Brief: All records must be quoted exactly. Omit the pictures.
** BEGIN Records for this task **
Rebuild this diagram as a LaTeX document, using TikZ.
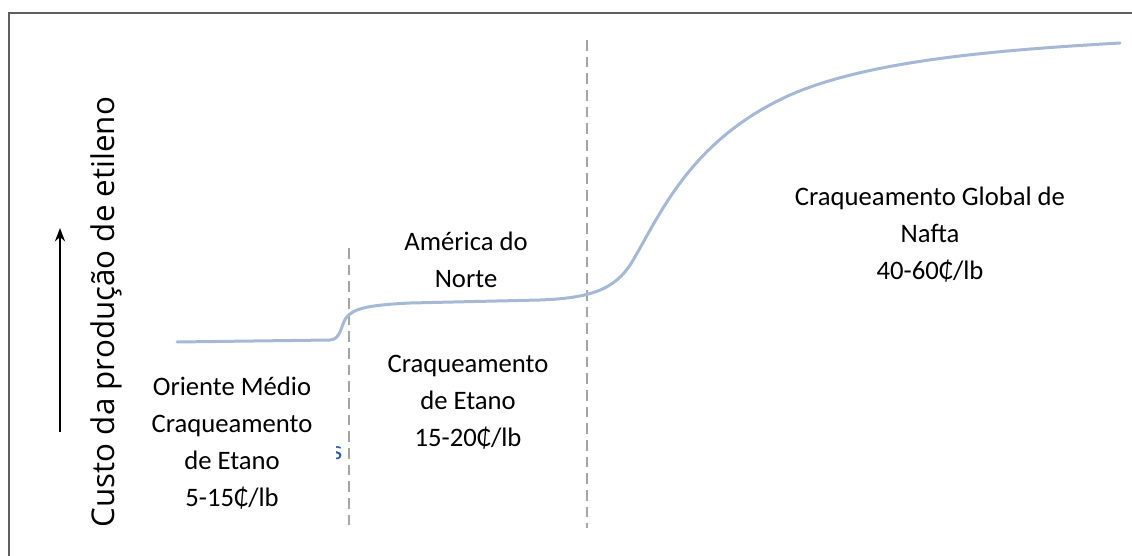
\documentclass[tikz,border=0pt]{standalone}
\usepackage{fontspec}
\setmainfont{Carlito}
\newfontfamily\axisfont{Open Sans}
\usetikzlibrary{arrows.meta}
\newcommand{\lbl}{\fontsize{20}{27.75}\selectfont}
\definecolor{curveblue}{RGB}{165,185,215}
\definecolor{dashgray}{RGB}{165,165,165}
\definecolor{framegray}{RGB}{95,95,95}
\definecolor{strayblue}{RGB}{40,90,170}
\begin{document}
\begin{tikzpicture}[>={Stealth[length=10pt,width=7.5pt]}, x=0.75pt, y=-0.75pt]
\tikzstyle{every node}=[font=\lbl, align=center, inner sep=0pt]
\tikzstyle{divider}=[dashgray, line width=1.6pt, dash pattern=on 8pt off 4.5pt]
\useasboundingbox (0,0) rectangle (1132,556);
% frame
\draw[framegray, line width=1.5pt] (9,556) -- (9,13) -- (1132,13);
% dividers
\coordinate (d1top) at (349,248);
\coordinate (d1bot) at (349,528);
\coordinate (d2top) at (587,40);
\coordinate (d2bot) at (587,528);
\draw[divider] (d1top) -- (d1bot);
\draw[divider] (d2top) -- (d2bot);
% cost curve
\draw[curveblue, line width=2.25pt, line cap=round] (177,342) -- (330,340)
  .. controls (341,339.5) and (341,325) .. (346,318)
  .. controls (353,308) and (370,305) .. (410,303)
  -- (540,300)
  .. controls (590,298) and (615,290) .. (632,262)
  .. controls (660,215) and (690,140) .. (790,95)
  .. controls (870,60) and (1000,50) .. (1120,43);
% axis
\node[rotate=90, font=\axisfont\fontsize{23.5}{28}\selectfont](ylab) at (106,312) {Custo da produção de etileno};
\coordinate (arrbot) at (60,432);
\coordinate (arrtop) at (60,228);
\draw[->, line width=1.6pt] (arrbot) -- (arrtop);
% regions
\node(mideast) at (232,443) {Oriente Médio\\Craqueamento\\de Etano\\5-15₵/lb};
\node(namerica) at (466,260) {América do\\Norte};
\node(ethane) at (468,402) {Craqueamento\\de Etano\\15-20₵/lb};
\node(naphtha) at (930,235) {Craqueamento Global de\\Nafta\\40-60₵/lb};
\begin{scope}
\clip (336,440) rectangle (346,470);
\node[text=strayblue](stray) at (337,453) {s};
\end{scope}
\end{tikzpicture}
\end{document}
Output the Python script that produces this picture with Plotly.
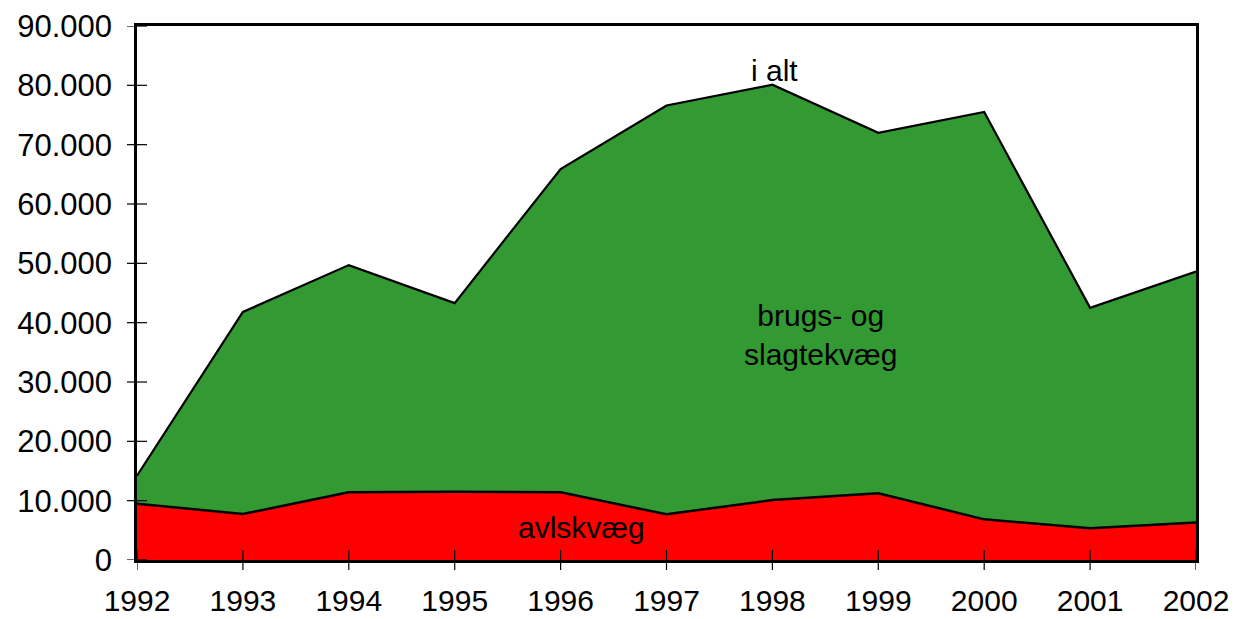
** END Records for this task **
Task answer:
Rebuild this diagram as a LaTeX document, using TikZ.
\documentclass[tikz,border=0pt]{standalone}
\usepackage{fontspec}
\setmainfont{Carlito}
\newfontfamily\axisfont{Open Sans}
\usetikzlibrary{arrows.meta}
\newcommand{\lbl}{\fontsize{20}{27.75}\selectfont}
\definecolor{curveblue}{RGB}{165,185,215}
\definecolor{dashgray}{RGB}{165,165,165}
\definecolor{framegray}{RGB}{95,95,95}
\definecolor{strayblue}{RGB}{40,90,170}
\begin{document}
\begin{tikzpicture}[>={Stealth[length=10pt,width=7.5pt]}, x=0.75pt, y=-0.75pt]
\tikzstyle{every node}=[font=\lbl, align=center, inner sep=0pt]
\tikzstyle{divider}=[dashgray, line width=1.6pt, dash pattern=on 8pt off 4.5pt]
\useasboundingbox (0,0) rectangle (1132,556);
% frame
\draw[framegray, line width=1.5pt] (9,556) -- (9,13) -- (1132,13);
% dividers
\coordinate (d1top) at (349,248);
\coordinate (d1bot) at (349,528);
\coordinate (d2top) at (587,40);
\coordinate (d2bot) at (587,528);
\draw[divider] (d1top) -- (d1bot);
\draw[divider] (d2top) -- (d2bot);
% cost curve
\draw[curveblue, line width=2.25pt, line cap=round] (177,342) -- (330,340)
  .. controls (341,339.5) and (341,325) .. (346,318)
  .. controls (353,308) and (370,305) .. (410,303)
  -- (540,300)
  .. controls (590,298) and (615,290) .. (632,262)
  .. controls (660,215) and (690,140) .. (790,95)
  .. controls (870,60) and (1000,50) .. (1120,43);
% axis
\node[rotate=90, font=\axisfont\fontsize{23.5}{28}\selectfont](ylab) at (106,312) {Custo da produção de etileno};
\coordinate (arrbot) at (60,432);
\coordinate (arrtop) at (60,228);
\draw[->, line width=1.6pt] (arrbot) -- (arrtop);
% regions
\node(mideast) at (232,443) {Oriente Médio\\Craqueamento\\de Etano\\5-15₵/lb};
\node(namerica) at (466,260) {América do\\Norte};
\node(ethane) at (468,402) {Craqueamento\\de Etano\\15-20₵/lb};
\node(naphtha) at (930,235) {Craqueamento Global de\\Nafta\\40-60₵/lb};
\begin{scope}
\clip (336,440) rectangle (346,470);
\node[text=strayblue](stray) at (337,453) {s};
\end{scope}
\end{tikzpicture}
\end{document}
Output the Python script that produces this picture with Plotly.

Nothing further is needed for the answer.